In Law’s mind, it is an absolute necessity for agencies to integrate AI and tech more closely with creative teams — to the point where design, narrative and tech should all be considered a whole, rather than three separate functions and disciplines.
“Care is really important — Jony Ive talks about this — this is something we need to think about with generative AI. We can’t make the same mistakes with generative AI that we did with performance marketing,” said Law.
“Performance marketing is distinguished by marketers that really believe in the algorithm. These algorithms and technologies are really powerful. But, if all you’re thinking about is the pipes and you’re hoping that the shit you put through those pipes gets a 0.5 per cent click-through rate, that to me does not dignify the technology with any sort of humanity.”
But, Law said that the creatives were not blameless for the amorphous, artless world of performance marketing.
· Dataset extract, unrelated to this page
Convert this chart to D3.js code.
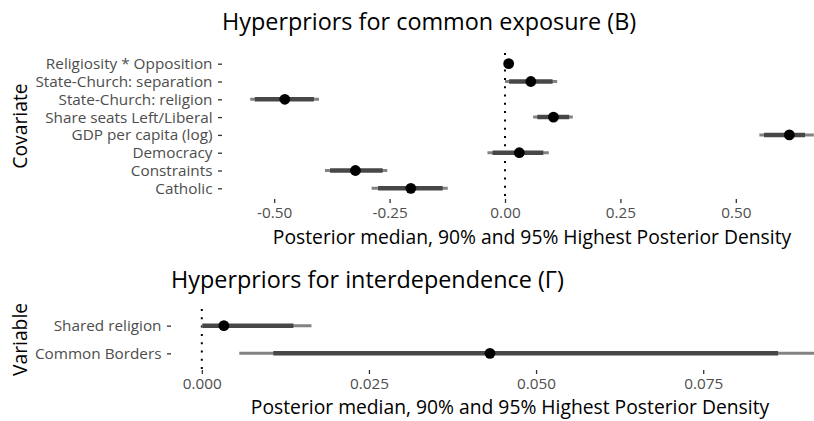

“The creative people from the agency world felt like that world was beneath them so they never dignified that world with great work… When was the last time you saw a performance marketing unit that you felt like someone really cared about? ‘Look at that composition, look at the type, the writing, look at the wit.’ No, because they’ve been A-B testing the colour of the fucking button and they’re convinced that because they went from 0.3 to 0.4 per cent click-through rate they’ve somehow made a breakthrough.”
If we’re not careful with the use of generative AI, Law said that we will be in a world of “abundant mediocrity” and the stuff that stands out will be “pointed, precise and has intent.”
Rounding off the session, Law said that taste will become an even rarer commodity and that it should come with a corresponding fee.